Multi-collinearity is a common issue in exploratory data analysis (EDA), especially when working with datasets containing multiple predictor variables. It occurs when two or more independent variables in a regression model are highly correlated, meaning they provide redundant information about the response variable. This redundancy can distort statistical inferences, inflate the variance of coefficient estimates, and make it difficult to determine the individual effect of each predictor.

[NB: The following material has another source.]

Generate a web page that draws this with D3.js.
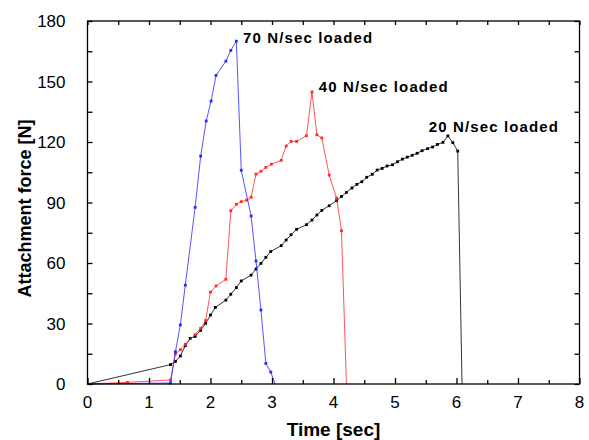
<!DOCTYPE html>
<html><head><meta charset="utf-8">
<script src="https://cdn.jsdelivr.net/npm/d3@7"></script>
<style>body{margin:0;background:#fff}svg{display:block}text{font-family:"Liberation Sans",Arial,sans-serif}</style>
</head><body>
<script>
const xTicks = [0,1,2,3,4,5,6,7,8];
const yTicks = [0,30,60,90,120,150,180];
const seriesNames = ["70 N/sec loaded","40 N/sec loaded","20 N/sec loaded"];
const seriesColors = ["#2a2aff","#ff2a2a","#000000"];
const time70 = [0,1.35,1.43,1.51,1.59,1.75,1.84,1.93,2.01,2.09,2.25,2.33,2.42,2.50,2.66,2.74,2.82,2.90,2.98,3.05];
const force70 = [0,0.5,16.0,29.3,49,87.6,113,130.4,140.3,153,160.1,165.4,170,106,83.3,61,36.7,10.2,5.9,0];
const time40 = [0,0.65,1.35,1.43,1.51,1.59,1.75,1.84,1.92,2.00,2.09,2.25,2.33,2.42,2.50,2.59,2.66,2.74,2.82,2.90,2.99,3.15,3.23,3.31,3.40,3.56,3.65,3.73,3.81,3.93,4.05,4.13,4.21];
const force40 = [0,0.8,2.0,14.9,17,19.7,24.5,27.6,31.4,45.6,48.6,51.9,85.9,89.1,90.4,91.2,92.6,104.1,105.5,107.4,109,110.9,118,120.3,120.3,123.1,144.8,123.6,122,103.6,92.2,76,0];
const time20 = [0,1.35,1.43,1.51,1.59,1.67,1.75,1.84,1.92,2.00,2.08,2.25,2.33,2.42,2.50,2.66,2.74,2.82,2.90,2.98,3.15,3.23,3.31,3.40,3.56,3.65,3.73,3.81,3.93,4.05,4.13,4.21,4.30,4.38,4.46,4.54,4.63,4.71,4.79,4.87,4.96,5.04,5.12,5.20,5.28,5.36,5.44,5.53,5.61,5.69,5.78,5.86,5.94,6.02,6.09];
const force20 = [0,9.6,11.2,13.9,19,22.6,23.6,26.6,30.1,34.2,38,41.6,44.5,47.8,51.1,54,57,59.8,62.8,65.7,68.6,71.4,74,76.7,79,81.3,83.8,86.1,88.4,90.9,93,95,97.2,99,100.3,102.5,104,106.1,106.9,108.1,108.7,110.2,111.5,112.5,113.4,114.4,115.7,116.7,117.5,118.8,119.8,123,119.7,115.5,0];
const labelAnchor = [[2.53,170],[3.76,146],[5.55,126]];

const W=589,H=440;
const m={l:87.5,r:9.5,t:21,b:56};
const svg=d3.select("body").append("svg").attr("width",W).attr("height",H);
const x=d3.scaleLinear().domain([0,8]).range([m.l,W-m.r]);
const y=d3.scaleLinear().domain([0,180]).range([H-m.b,m.t]);

const series=[[time70,force70],[time40,force40],[time20,force20]].map((s,i)=>({
  name:seriesNames[i],color:seriesColors[i],pts:s[0].map((t,j)=>[t,s[1][j]])}));

const line=d3.line().x(d=>x(d[0])).y(d=>y(d[1]));
const g=svg.append("g");
series.slice().reverse().forEach(s=>{
  g.append("path").attr("d",line(s.pts)).attr("fill","none").attr("stroke",s.color).attr("stroke-width",1).attr("stroke-opacity",0.8);
  g.selectAll(null).data(s.pts.slice(1,-1)).enter().append("rect")
   .attr("x",d=>x(d[0])-1.4).attr("y",d=>y(d[1])-1.4).attr("width",2.8).attr("height",2.8).attr("fill",s.color);
});

// frame
svg.append("rect").attr("x",x(0)).attr("y",y(180)).attr("width",x(8)-x(0)).attr("height",y(0)-y(180))
  .attr("fill","none").attr("stroke","#000").attr("stroke-width",1.3);

const xAll=d3.range(0,8.01,0.5), yAll=d3.range(0,180.1,15);
const xb=svg.append("g").attr("transform",`translate(0,${y(0)})`)
  .call(d3.axisBottom(x).tickValues(xAll).tickSize(0).tickFormat(""));
xb.select(".domain").remove();
xb.selectAll(".tick").append("line").attr("y2",d=>Number.isInteger(d)?-6:-4).attr("stroke","#000").attr("stroke-width",1.3);
const xt=svg.append("g").attr("transform",`translate(0,${y(180)})`)
  .call(d3.axisTop(x).tickValues(xAll).tickSize(0).tickFormat(""));
xt.select(".domain").remove();
xt.selectAll(".tick").append("line").attr("y2",4).attr("stroke","#000").attr("stroke-width",1.3);
const yl=svg.append("g").attr("transform",`translate(${x(0)},0)`)
  .call(d3.axisLeft(y).tickValues(yAll).tickSize(0).tickFormat(""));
yl.select(".domain").remove();
yl.selectAll(".tick").append("line").attr("x2",5).attr("stroke","#000").attr("stroke-width",1.3);
const yr=svg.append("g").attr("transform",`translate(${x(8)},0)`)
  .call(d3.axisRight(y).tickValues(yAll).tickSize(0).tickFormat(""));
yr.select(".domain").remove();
yr.selectAll(".tick").append("line").attr("x2",-5).attr("stroke","#000").attr("stroke-width",1.3);

// tick labels
svg.append("g").selectAll("text").data(xTicks).enter().append("text")
  .attr("x",d=>x(d)).attr("y",y(0)+24).attr("text-anchor","middle").attr("font-size",17).text(d=>d);
svg.append("g").selectAll("text").data(yTicks).enter().append("text")
  .attr("x",x(0)-22).attr("y",d=>y(d)+6).attr("text-anchor","end").attr("font-size",17).text(d=>d);

svg.append("text").attr("x",(x(0)+x(8))/2).attr("y",436).attr("text-anchor","middle")
  .attr("font-size",19).attr("font-weight","bold").text("Time [sec]");
svg.append("text").attr("transform",`translate(31,${(y(0)+y(180))/2+6}) rotate(-90)`).attr("text-anchor","middle")
  .attr("font-size",18).attr("font-weight","bold").text("Attachment force [N]");

svg.append("g").selectAll("text").data(series).enter().append("text")
  .attr("x",(d,i)=>x(labelAnchor[i][0])).attr("y",(d,i)=>y(labelAnchor[i][1])+2)
  .attr("font-size",15).attr("font-weight","bold").attr("textLength",129).attr("lengthAdjust","spacing").text(d=>d.name);
</script>
</body></html>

Understanding Multi-Collinearity
Multi-collinearity arises when predictor variables exhibit strong linear relationships with each other. For example, in a dataset analyzing house prices, variables like “size in square feet” and “number of rooms” might be highly correlated, as bigger houses tend to have more rooms. When these variables are strongly correlated, their individual contributions to the model become less clear.
Types of multi-collinearity:
-
Perfect multi-collinearity: This is a rare case where one predictor is an exact linear combination of others, causing the regression model to break down.
-
High (or near) multi-collinearity: More common, where predictors are highly but not perfectly correlated.
Why Multi-Collinearity Matters in EDA
-
Unstable coefficient estimates: The regression coefficients can become very sensitive to small changes in the model or data.
-
Inflated standard errors: This leads to less reliable hypothesis testing for the predictors.
-
Misleading interpretation: It becomes difficult to understand the effect of each independent variable on the dependent variable.
-
Reduced model performance: Predictive power can suffer, especially in models sensitive to variable redundancy.
Detecting Multi-Collinearity
-
Correlation Matrix:
Compute pairwise correlation coefficients among predictor variables. Correlations close to +1 or -1 indicate potential multi-collinearity. -
Variance Inflation Factor (VIF):
VIF quantifies how much the variance of a regression coefficient is inflated due to multi-collinearity.-
VIF = 1 means no correlation.
-
VIF > 5 or 10 (thresholds vary) suggests problematic multi-collinearity.
-
-
Condition Number:
Derived from the eigenvalues of the predictors’ correlation matrix, a high condition number (usually above 30) indicates multi-collinearity. -
Eigenvalues and Principal Components:
Small eigenvalues of the predictors’ covariance matrix suggest near-linear dependencies.
Handling Multi-Collinearity
1. Remove or Combine Variables
-
Remove highly correlated variables: Drop one or more correlated predictors that provide redundant information.
-
Combine variables: Use domain knowledge to create composite variables (e.g., averaging related metrics or using ratios).
2. Feature Engineering
-
Principal Component Analysis (PCA):
PCA transforms correlated variables into a smaller set of uncorrelated components, reducing dimensionality while retaining most variance. -
Factor Analysis:
Similar to PCA but based on modeling latent factors explaining the correlations.
3. Regularization Techniques
-
Ridge Regression:
Adds L2 penalty to shrink coefficients of correlated variables, helping reduce multi-collinearity effects. -
Lasso Regression:
Uses L1 penalty, which can shrink some coefficients to zero, effectively performing variable selection.
4. Centering and Scaling
Standardizing variables by subtracting the mean and dividing by the standard deviation can sometimes alleviate numerical instability caused by multi-collinearity, especially in polynomial regression models.
5. Domain Knowledge and Data Collection
-
Use subject matter expertise to identify which variables are essential.
-
Collect more data or include variables that can help differentiate predictors.
Practical Steps in EDA
-
Visualize Correlations:
Use heatmaps or pair plots to visually inspect correlation among variables. -
Calculate VIF for All Predictors:
Identify variables with high VIF scores and assess their necessity. -
Apply PCA or Other Dimensionality Reduction:
If many variables are correlated, reduce them to a smaller set of orthogonal components. -
Check Model Stability:
Fit models with and without problematic variables to see the effect on coefficients and performance. -
Iterate and Validate:
Use cross-validation to confirm that removing or combining variables improves model robustness.
Summary
Handling multi-collinearity in exploratory data analysis requires careful detection and thoughtful mitigation. Removing or combining variables, applying dimensionality reduction techniques, and using regularization are effective strategies. Properly addressing multi-collinearity enhances model interpretability, stability, and predictive power, ultimately leading to better data-driven insights.